This will be (blush) my first unqualified over-the-top fannish rave about a piece of Sun technology. Those who are not Java geeks, and those who don’t worry about application performance, and those who are embarrassed by unabashed boosterism can all move right along, nothing to see here. Well, there’s also a funny Emacs/Gosling footnote [... which I updated since many people wrote me that I had misattributed Emacs].
So it’s got a nicer look-&-feel, which is OK, and its project management system is totally integrated with Ant, which is clever (and useful; having the state of your world in an XML file lets you do all sorts of handy things), it’s got refactoring support (playing catch-up to the competition there), and so on and so on, all good stuff I’m sure.
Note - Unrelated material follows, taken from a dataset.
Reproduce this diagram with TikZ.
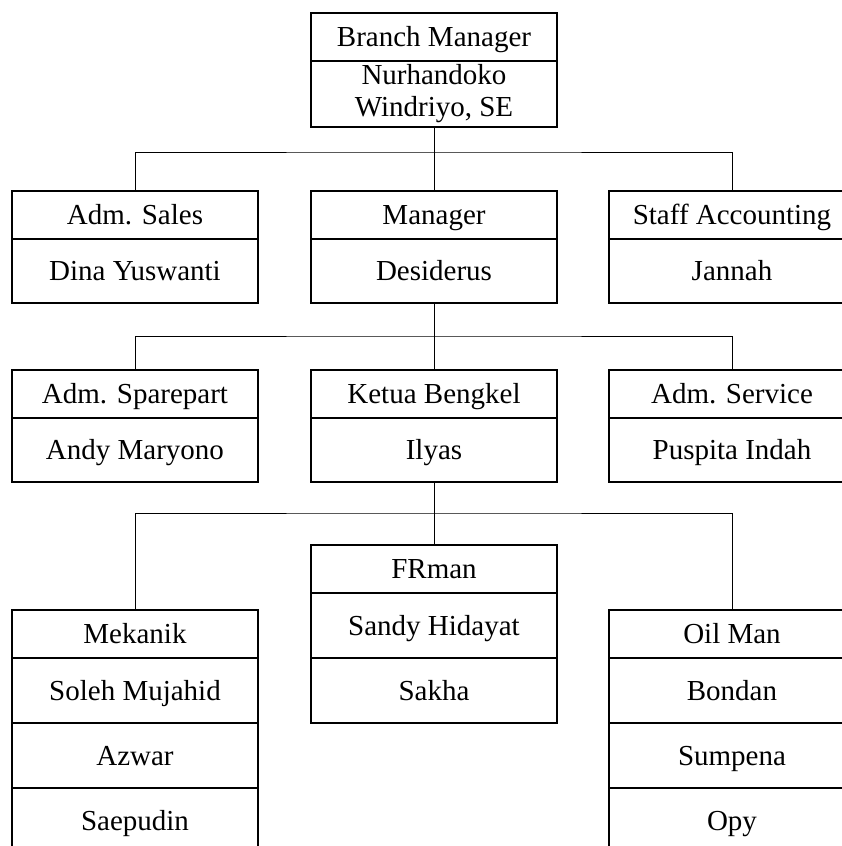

What seems to me like the big story is that it also integrates the JFluid profiler, and let me tell you this is some hot stuff. It seems to do all the things you want a profiler to do, in both the CPU-time and memory-management departments, and it seems slick and smooth and fast. Yep, I may finally move from into IDE-land, leaving Emacs behind.
On which subject, here’s the funny footnote. In his opening remarks, Gosling made some severely disparaging remarks about people who put software together with mammoth bones, stone axes, and Emacs. (Some may not know that one of the popular early Emacses was a Gosling grad-student project; James tells me he now uses NetBeans for everything.) Meanwhile, I’m sitting in the audience blogging away in, of course, Emacs.